Expenses Associated With Distributing Property
Elizabeth Garlovsky: OK, great. And then, who pays for the cost to store, insure, pack, and ship the property that's being distributed at death?
Tiffany McKenzie: Most of the time, you can put in your estate planning document provisions around those expenses. So, the storing, the ensuring, packing, shipping—all of those can be expenses of your estate or your trust. And if you don't have that type of language, sometimes the actual person who was receiving the asset might pay for those expenses directly.
Elizabeth Garlovsky: And then, what if you have a unique, one-of-a-kind item that can't be divided, such as a baseball signed by Babe Ruth or a special one-of-a-kind or unique piece of jewelry?

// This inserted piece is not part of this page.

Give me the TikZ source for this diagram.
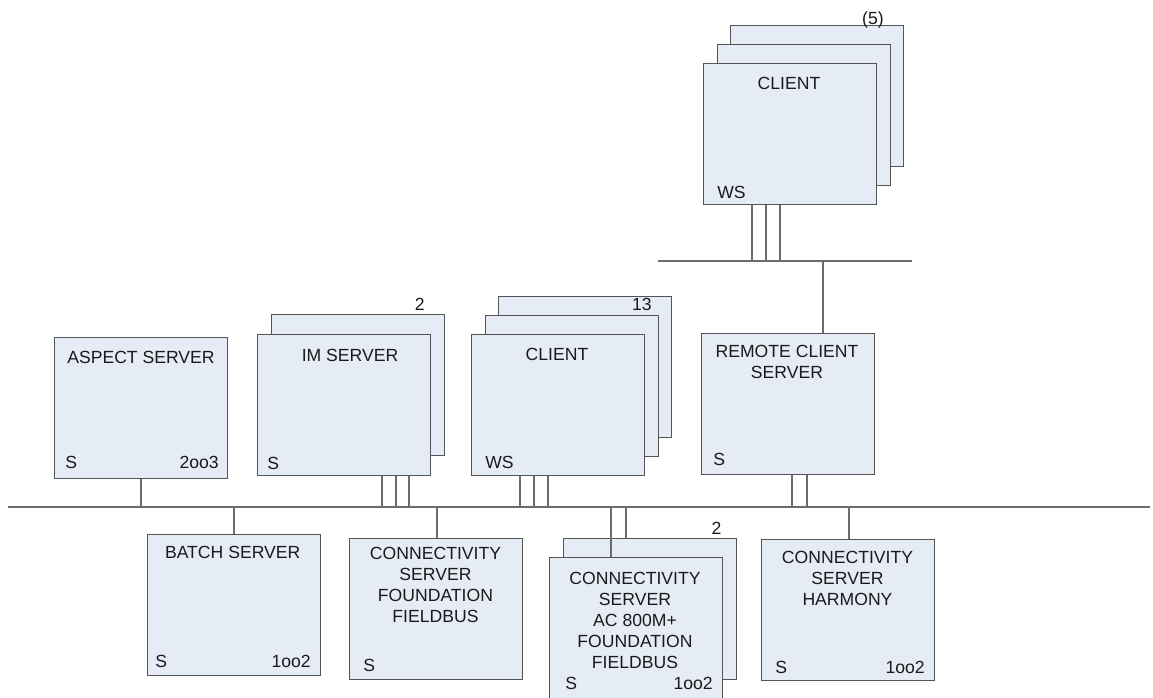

Tiffany McKenzie: Consider getting input from the potential takers as to their preferences, or consider giving away those items during life. You can also, as I said earlier, make sure that you equalize, so that if you give a high-value asset to one person, you might give another asset or cash of equal value to a different person. You can also just state that those high-value assets should be sold, and then those proceeds could be divided equally. There are many different things that you can do when it comes to high-value assets.
Coordinating Your Wishes With Your Executor or Trustee
Elizabeth Garlovsky: And then, the final question is: how do I protect my stuff from just disappearing or being taken by family members or other people when I pass away?
Tiffany McKenzie: That's a great question, Lizzy. We really recommend that you've got your estate planning documents in place, so that you arm your executor, your personal representative, or your trustee with the power to really corral your assets and protect those assets. That's really going to be the main person to ensure that your assets don't just walk out the door when your family members or loved ones are at your home after your death. We really want to make sure that those people are armed with the power to really protect those assets for your benefit and for the beneficiaries’ benefits.